## Start
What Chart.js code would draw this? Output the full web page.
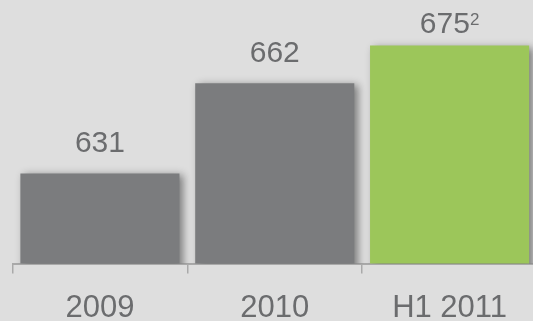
<!DOCTYPE html>
<html>
<head>
<meta charset="utf-8">
<script src="https://cdn.jsdelivr.net/npm/chart.js@4"></script>
<style>
  html, body { margin: 0; padding: 0; background: #dedede; overflow: hidden; }
  #wrap { position: relative; width: 537px; height: 321px; }
</style>
</head>
<body>
<div id="wrap"><canvas id="chart" width="537" height="321"></canvas></div>
<script>
// Dados do gráfico
const categorias = ['2009', '2010', 'H1 2011'];
const valores = [631, 662, 675];
const notas = ['', '', '2'];           // nota de rodapé sobrescrita
const coresBarras = ['#7b7c7e', '#7b7c7e', '#9cc65a'];

const corTexto = '#6b6c6e';
const corEixo = '#a9a9a9';
const fonte = '"Liberation Sans", Arial, sans-serif';

// Sombra suave atrás das barras
const sombraBarras = {
  id: 'sombraBarras',
  beforeDatasetsDraw(chart) {
    const ctx = chart.ctx;
    ctx.save();
    ctx.shadowColor = 'rgba(0,0,0,0.45)';
    ctx.shadowBlur = 8;
    ctx.shadowOffsetX = 4;
    ctx.shadowOffsetY = 2;
  },
  afterDatasetsDraw(chart) {
    chart.ctx.restore();
  }
};

// Rótulos de valor acima das barras
const rotulosValor = {
  id: 'rotulosValor',
  afterDatasetsDraw(chart) {
    const ctx = chart.ctx;
    const gaps = [21, 21, 13];
    chart.getDatasetMeta(0).data.forEach((bar, i) => {
      const txt = String(valores[i]);
      const sup = notas[i];
      ctx.save();
      ctx.fillStyle = corTexto;
      ctx.textBaseline = 'alphabetic';
      ctx.font = '30px ' + fonte;
      const w = ctx.measureText(txt).width;
      ctx.font = '17px ' + fonte;
      const ws = sup ? ctx.measureText(sup).width : 0;
      const x0 = bar.x - (w + ws) / 2;
      const y = bar.y - gaps[i];
      ctx.font = '30px ' + fonte;
      ctx.textAlign = 'left';
      ctx.fillText(txt, x0, y);
      if (sup) {
        ctx.font = '17px ' + fonte;
        ctx.fillText(sup, x0 + w, y - 8);
      }
      ctx.restore();
    });
  }
};

new Chart(document.getElementById('chart'), {
  type: 'bar',
  data: {
    labels: categorias,
    datasets: [{
      data: valores,
      backgroundColor: coresBarras,
      borderWidth: 0,
      categoryPercentage: 1,
      barPercentage: 0.91
    }]
  },
  options: {
    responsive: false,
    animation: false,
    layout: { padding: { left: 12.5, right: 0, top: 2, bottom: 0 } },
    plugins: { legend: { display: false }, tooltip: { enabled: false } },
    scales: {
      y: { display: false, min: 600, max: 690 },
      x: {
        afterFit(scale) { scale.height = 57.5; },
        border: { display: true, color: corEixo, width: 2 },
        grid: {
          offset: true,
          drawOnChartArea: false,
          drawTicks: true,
          tickLength: 10,
          color: corEixo,
          lineWidth: 1.5
        },
        ticks: {
          color: corTexto,
          padding: 16,
          font: { size: 31, family: fonte }
        }
      }
    }
  },
  plugins: [sombraBarras, rotulosValor]
});
</script>
</body>
</html>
## End
PROBLEM STATEMENT: Leave every image out, and retype the material exactly.

EXERCISE SOLUTION:
What Chart.js code would draw this? Output the full web page.
<!DOCTYPE html>
<html>
<head>
<meta charset="utf-8">
<script src="https://cdn.jsdelivr.net/npm/chart.js@4"></script>
<style>
  html, body { margin: 0; padding: 0; background: #dedede; overflow: hidden; }
  #wrap { position: relative; width: 537px; height: 321px; }
</style>
</head>
<body>
<div id="wrap"><canvas id="chart" width="537" height="321"></canvas></div>
<script>
// Dados do gráfico
const categorias = ['2009', '2010', 'H1 2011'];
const valores = [631, 662, 675];
const notas = ['', '', '2'];           // nota de rodapé sobrescrita
const coresBarras = ['#7b7c7e', '#7b7c7e', '#9cc65a'];

const corTexto = '#6b6c6e';
const corEixo = '#a9a9a9';
const fonte = '"Liberation Sans", Arial, sans-serif';

// Sombra suave atrás das barras
const sombraBarras = {
  id: 'sombraBarras',
  beforeDatasetsDraw(chart) {
    const ctx = chart.ctx;
    ctx.save();
    ctx.shadowColor = 'rgba(0,0,0,0.45)';
    ctx.shadowBlur = 8;
    ctx.shadowOffsetX = 4;
    ctx.shadowOffsetY = 2;
  },
  afterDatasetsDraw(chart) {
    chart.ctx.restore();
  }
};

// Rótulos de valor acima das barras
const rotulosValor = {
  id: 'rotulosValor',
  afterDatasetsDraw(chart) {
    const ctx = chart.ctx;
    const gaps = [21, 21, 13];
    chart.getDatasetMeta(0).data.forEach((bar, i) => {
      const txt = String(valores[i]);
      const sup = notas[i];
      ctx.save();
      ctx.fillStyle = corTexto;
      ctx.textBaseline = 'alphabetic';
      ctx.font = '30px ' + fonte;
      const w = ctx.measureText(txt).width;
      ctx.font = '17px ' + fonte;
      const ws = sup ? ctx.measureText(sup).width : 0;
      const x0 = bar.x - (w + ws) / 2;
      const y = bar.y - gaps[i];
      ctx.font = '30px ' + fonte;
      ctx.textAlign = 'left';
      ctx.fillText(txt, x0, y);
      if (sup) {
        ctx.font = '17px ' + fonte;
        ctx.fillText(sup, x0 + w, y - 8);
      }
      ctx.restore();
    });
  }
};

new Chart(document.getElementById('chart'), {
  type: 'bar',
  data: {
    labels: categorias,
    datasets: [{
      data: valores,
      backgroundColor: coresBarras,
      borderWidth: 0,
      categoryPercentage: 1,
      barPercentage: 0.91
    }]
  },
  options: {
    responsive: false,
    animation: false,
    layout: { padding: { left: 12.5, right: 0, top: 2, bottom: 0 } },
    plugins: { legend: { display: false }, tooltip: { enabled: false } },
    scales: {
      y: { display: false, min: 600, max: 690 },
      x: {
        afterFit(scale) { scale.height = 57.5; },
        border: { display: true, color: corEixo, width: 2 },
        grid: {
          offset: true,
          drawOnChartArea: false,
          drawTicks: true,
          tickLength: 10,
          color: corEixo,
          lineWidth: 1.5
        },
        ticks: {
          color: corTexto,
          padding: 16,
          font: { size: 31, family: fonte }
        }
      }
    }
  },
  plugins: [sombraBarras, rotulosValor]
});
</script>
</body>
</html>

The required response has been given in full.